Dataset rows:
........

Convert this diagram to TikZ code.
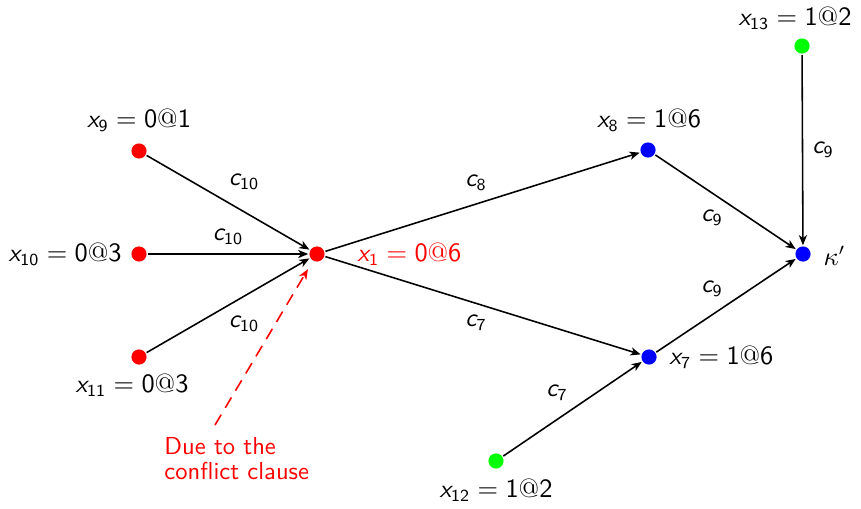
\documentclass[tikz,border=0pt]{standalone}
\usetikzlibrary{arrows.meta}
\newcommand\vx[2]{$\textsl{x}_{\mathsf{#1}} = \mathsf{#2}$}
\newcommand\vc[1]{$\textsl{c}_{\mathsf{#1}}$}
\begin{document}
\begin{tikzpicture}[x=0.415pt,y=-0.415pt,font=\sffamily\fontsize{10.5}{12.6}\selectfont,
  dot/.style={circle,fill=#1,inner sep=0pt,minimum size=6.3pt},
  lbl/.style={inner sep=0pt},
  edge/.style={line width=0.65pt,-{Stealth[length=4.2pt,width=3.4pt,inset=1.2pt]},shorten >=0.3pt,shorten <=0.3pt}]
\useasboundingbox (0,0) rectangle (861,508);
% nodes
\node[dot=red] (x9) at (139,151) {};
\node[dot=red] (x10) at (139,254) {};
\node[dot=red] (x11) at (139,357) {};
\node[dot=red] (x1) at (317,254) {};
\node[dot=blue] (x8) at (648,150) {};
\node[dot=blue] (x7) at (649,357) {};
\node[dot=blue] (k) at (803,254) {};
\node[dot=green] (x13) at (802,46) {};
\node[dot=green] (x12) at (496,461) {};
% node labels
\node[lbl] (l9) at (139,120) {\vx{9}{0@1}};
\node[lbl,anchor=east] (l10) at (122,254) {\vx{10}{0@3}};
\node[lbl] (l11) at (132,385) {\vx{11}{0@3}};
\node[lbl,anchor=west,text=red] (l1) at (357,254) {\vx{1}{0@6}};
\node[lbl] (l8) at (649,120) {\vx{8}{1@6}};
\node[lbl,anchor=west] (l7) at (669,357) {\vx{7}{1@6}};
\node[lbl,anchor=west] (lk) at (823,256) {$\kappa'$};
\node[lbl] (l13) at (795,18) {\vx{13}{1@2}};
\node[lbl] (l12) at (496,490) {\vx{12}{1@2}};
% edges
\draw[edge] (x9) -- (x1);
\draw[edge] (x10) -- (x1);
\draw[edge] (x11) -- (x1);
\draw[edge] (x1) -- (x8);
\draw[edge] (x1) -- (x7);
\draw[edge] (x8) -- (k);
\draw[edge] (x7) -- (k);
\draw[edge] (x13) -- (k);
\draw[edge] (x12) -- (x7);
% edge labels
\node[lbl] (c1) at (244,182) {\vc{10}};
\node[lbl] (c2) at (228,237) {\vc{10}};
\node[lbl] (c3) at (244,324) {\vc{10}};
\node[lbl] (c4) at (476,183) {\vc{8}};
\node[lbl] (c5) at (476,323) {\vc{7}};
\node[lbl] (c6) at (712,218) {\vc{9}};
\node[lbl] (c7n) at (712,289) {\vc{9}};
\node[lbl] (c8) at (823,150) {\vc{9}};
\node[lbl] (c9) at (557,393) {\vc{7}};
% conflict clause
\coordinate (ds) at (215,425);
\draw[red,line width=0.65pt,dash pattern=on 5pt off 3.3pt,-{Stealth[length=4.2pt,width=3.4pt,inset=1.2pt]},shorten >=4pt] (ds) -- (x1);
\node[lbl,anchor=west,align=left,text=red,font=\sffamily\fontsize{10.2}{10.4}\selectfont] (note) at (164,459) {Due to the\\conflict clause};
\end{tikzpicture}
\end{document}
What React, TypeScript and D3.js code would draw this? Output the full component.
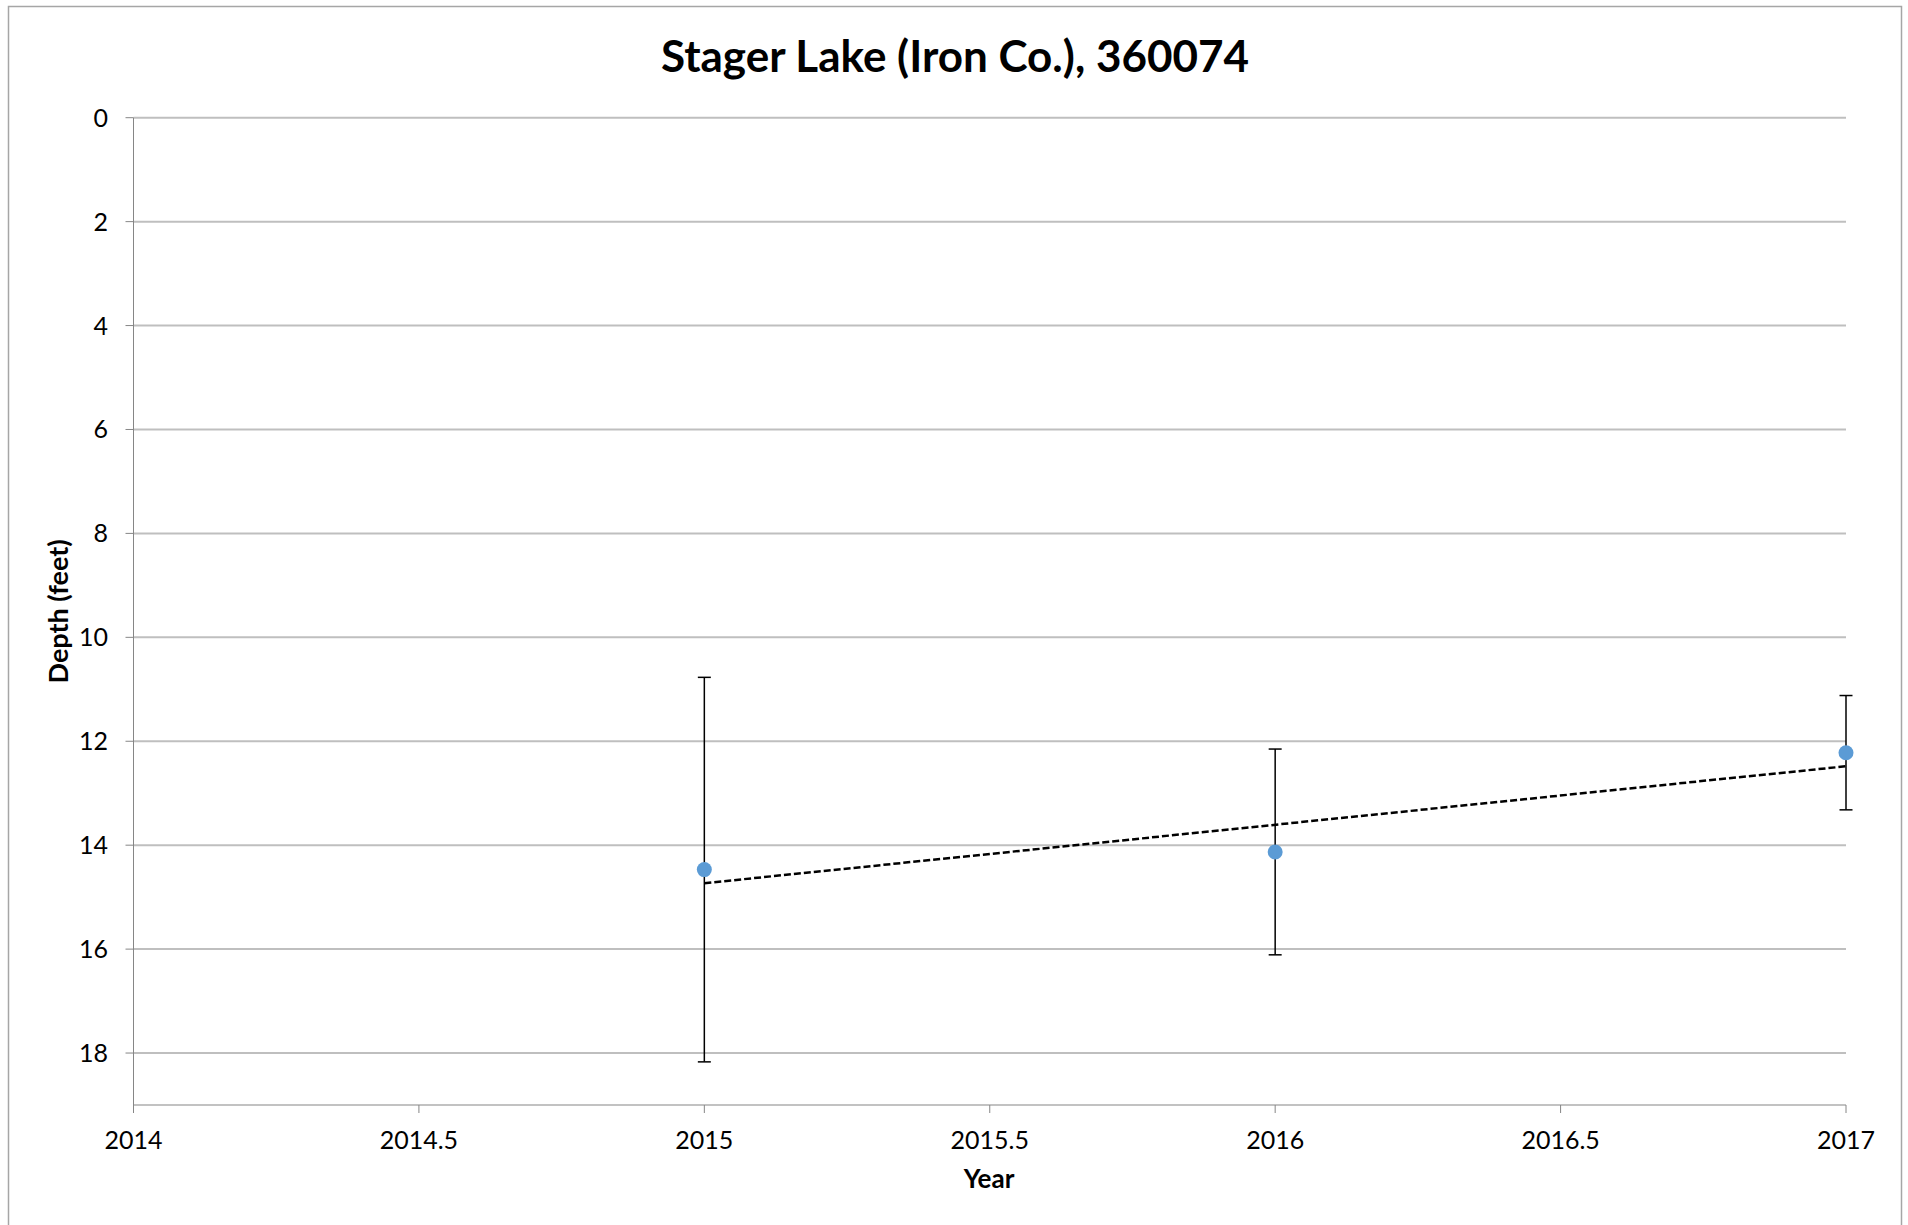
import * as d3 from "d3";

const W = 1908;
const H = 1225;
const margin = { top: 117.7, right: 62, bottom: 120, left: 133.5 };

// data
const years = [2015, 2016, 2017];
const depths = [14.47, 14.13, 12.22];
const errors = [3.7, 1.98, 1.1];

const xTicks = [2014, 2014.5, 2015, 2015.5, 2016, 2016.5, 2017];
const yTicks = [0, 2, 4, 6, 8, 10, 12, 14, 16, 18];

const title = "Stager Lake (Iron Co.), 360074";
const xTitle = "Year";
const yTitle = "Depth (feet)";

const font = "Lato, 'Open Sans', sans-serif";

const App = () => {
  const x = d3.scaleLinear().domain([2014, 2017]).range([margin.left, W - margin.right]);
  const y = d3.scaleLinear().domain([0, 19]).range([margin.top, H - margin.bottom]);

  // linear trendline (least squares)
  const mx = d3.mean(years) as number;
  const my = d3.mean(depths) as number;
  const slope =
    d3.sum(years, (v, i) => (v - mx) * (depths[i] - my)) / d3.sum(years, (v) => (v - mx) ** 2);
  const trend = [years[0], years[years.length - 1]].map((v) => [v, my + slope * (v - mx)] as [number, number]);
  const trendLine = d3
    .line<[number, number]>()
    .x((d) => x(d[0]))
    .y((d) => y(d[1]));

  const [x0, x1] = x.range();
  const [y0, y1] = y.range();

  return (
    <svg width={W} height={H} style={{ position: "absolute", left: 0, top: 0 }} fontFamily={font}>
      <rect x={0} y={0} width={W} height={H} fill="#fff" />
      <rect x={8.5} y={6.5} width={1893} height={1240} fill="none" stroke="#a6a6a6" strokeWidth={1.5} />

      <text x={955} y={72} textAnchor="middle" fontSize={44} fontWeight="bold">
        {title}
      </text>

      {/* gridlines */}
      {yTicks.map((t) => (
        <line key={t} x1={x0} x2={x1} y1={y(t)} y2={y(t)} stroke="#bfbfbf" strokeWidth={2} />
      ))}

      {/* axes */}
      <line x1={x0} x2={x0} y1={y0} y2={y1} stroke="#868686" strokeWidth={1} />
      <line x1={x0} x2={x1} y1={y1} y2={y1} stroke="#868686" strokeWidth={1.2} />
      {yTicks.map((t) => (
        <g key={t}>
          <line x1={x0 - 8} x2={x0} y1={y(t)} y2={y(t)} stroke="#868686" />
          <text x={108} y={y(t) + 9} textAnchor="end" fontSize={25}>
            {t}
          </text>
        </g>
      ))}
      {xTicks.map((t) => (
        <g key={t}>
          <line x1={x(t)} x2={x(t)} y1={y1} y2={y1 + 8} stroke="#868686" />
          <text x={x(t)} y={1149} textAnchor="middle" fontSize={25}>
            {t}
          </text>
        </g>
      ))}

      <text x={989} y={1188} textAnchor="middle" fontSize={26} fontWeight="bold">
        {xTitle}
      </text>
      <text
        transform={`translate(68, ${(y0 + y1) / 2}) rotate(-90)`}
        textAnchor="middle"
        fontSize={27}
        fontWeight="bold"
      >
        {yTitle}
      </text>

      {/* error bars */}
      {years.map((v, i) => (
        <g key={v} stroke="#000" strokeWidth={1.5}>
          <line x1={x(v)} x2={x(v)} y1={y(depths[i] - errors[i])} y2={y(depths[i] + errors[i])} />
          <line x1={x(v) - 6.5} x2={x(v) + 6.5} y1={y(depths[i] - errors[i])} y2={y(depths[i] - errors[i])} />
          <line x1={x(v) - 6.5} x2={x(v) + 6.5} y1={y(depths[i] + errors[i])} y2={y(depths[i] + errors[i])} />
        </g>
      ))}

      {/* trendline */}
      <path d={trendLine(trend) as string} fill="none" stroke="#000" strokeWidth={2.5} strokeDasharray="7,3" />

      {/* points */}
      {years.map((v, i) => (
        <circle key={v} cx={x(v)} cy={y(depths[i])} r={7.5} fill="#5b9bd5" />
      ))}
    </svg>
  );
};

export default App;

........

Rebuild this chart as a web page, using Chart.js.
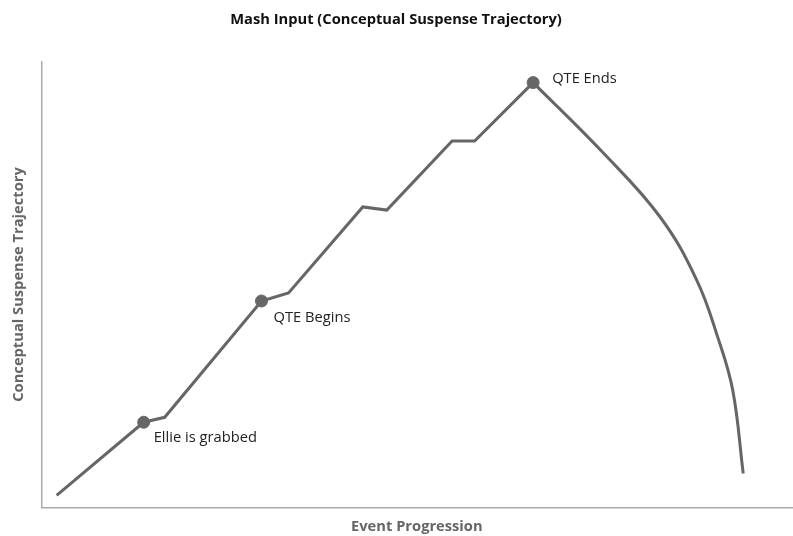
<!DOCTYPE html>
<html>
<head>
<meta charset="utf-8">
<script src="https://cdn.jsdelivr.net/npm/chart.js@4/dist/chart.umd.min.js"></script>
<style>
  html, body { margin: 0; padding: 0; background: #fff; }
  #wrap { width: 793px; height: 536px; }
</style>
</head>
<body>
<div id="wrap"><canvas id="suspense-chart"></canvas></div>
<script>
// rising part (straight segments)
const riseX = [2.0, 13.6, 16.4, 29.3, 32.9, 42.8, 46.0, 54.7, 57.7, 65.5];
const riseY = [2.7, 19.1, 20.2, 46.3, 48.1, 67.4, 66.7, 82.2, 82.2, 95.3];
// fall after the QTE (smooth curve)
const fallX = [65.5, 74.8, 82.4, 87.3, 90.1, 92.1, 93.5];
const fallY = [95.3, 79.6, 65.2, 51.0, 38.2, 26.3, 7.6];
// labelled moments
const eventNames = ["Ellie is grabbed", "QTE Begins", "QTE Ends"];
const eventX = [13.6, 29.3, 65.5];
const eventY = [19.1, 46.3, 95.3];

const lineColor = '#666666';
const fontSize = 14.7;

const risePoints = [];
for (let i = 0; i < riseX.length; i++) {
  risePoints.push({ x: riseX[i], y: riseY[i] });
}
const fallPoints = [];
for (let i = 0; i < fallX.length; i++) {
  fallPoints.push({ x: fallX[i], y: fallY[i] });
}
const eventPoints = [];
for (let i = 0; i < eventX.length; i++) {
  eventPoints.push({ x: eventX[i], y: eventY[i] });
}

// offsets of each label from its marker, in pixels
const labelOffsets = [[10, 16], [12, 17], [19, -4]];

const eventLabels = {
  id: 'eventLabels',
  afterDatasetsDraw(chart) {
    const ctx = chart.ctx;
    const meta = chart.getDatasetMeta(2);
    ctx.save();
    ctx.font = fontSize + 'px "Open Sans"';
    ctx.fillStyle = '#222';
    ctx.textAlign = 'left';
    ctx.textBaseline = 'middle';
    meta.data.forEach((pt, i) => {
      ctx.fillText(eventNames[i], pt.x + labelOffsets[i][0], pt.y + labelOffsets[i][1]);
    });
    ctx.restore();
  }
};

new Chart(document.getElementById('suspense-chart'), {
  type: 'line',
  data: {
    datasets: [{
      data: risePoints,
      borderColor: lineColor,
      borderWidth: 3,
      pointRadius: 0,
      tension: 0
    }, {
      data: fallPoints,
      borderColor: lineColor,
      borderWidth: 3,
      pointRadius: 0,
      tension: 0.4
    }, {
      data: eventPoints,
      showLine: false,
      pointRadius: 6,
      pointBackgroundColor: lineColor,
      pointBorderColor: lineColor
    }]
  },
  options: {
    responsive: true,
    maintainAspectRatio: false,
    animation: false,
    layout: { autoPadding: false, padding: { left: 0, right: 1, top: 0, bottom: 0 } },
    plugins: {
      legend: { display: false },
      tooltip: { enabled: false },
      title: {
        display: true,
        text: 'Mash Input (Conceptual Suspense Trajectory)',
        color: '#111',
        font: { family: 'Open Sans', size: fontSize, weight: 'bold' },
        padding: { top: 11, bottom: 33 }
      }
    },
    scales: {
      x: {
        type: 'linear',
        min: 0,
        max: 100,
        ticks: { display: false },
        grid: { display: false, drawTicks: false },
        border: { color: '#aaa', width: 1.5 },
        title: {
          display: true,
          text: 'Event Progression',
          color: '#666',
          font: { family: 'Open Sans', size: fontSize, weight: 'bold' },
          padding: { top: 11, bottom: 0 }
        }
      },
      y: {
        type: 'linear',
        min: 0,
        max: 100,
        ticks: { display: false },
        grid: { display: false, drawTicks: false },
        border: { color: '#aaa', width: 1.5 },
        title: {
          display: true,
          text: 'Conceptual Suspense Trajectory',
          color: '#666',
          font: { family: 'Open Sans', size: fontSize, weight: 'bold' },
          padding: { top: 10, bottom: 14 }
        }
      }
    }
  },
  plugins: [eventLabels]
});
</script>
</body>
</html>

........

■ Given task ■
Starting at the line containing "Rebuild this chart" and stopping after the line containing "const fontSize = 14.7;", give the lines again exactly and leave out every image.

■ Answer to the task ■
Rebuild this chart as a web page, using Chart.js.
<!DOCTYPE html>
<html>
<head>
<meta charset="utf-8">
<script src="https://cdn.jsdelivr.net/npm/chart.js@4/dist/chart.umd.min.js"></script>
<style>
  html, body { margin: 0; padding: 0; background: #fff; }
  #wrap { width: 793px; height: 536px; }
</style>
</head>
<body>
<div id="wrap"><canvas id="suspense-chart"></canvas></div>
<script>
// rising part (straight segments)
const riseX = [2.0, 13.6, 16.4, 29.3, 32.9, 42.8, 46.0, 54.7, 57.7, 65.5];
const riseY = [2.7, 19.1, 20.2, 46.3, 48.1, 67.4, 66.7, 82.2, 82.2, 95.3];
// fall after the QTE (smooth curve)
const fallX = [65.5, 74.8, 82.4, 87.3, 90.1, 92.1, 93.5];
const fallY = [95.3, 79.6, 65.2, 51.0, 38.2, 26.3, 7.6];
// labelled moments
const eventNames = ["Ellie is grabbed", "QTE Begins", "QTE Ends"];
const eventX = [13.6, 29.3, 65.5];
const eventY = [19.1, 46.3, 95.3];

const lineColor = '#666666';
const fontSize = 14.7;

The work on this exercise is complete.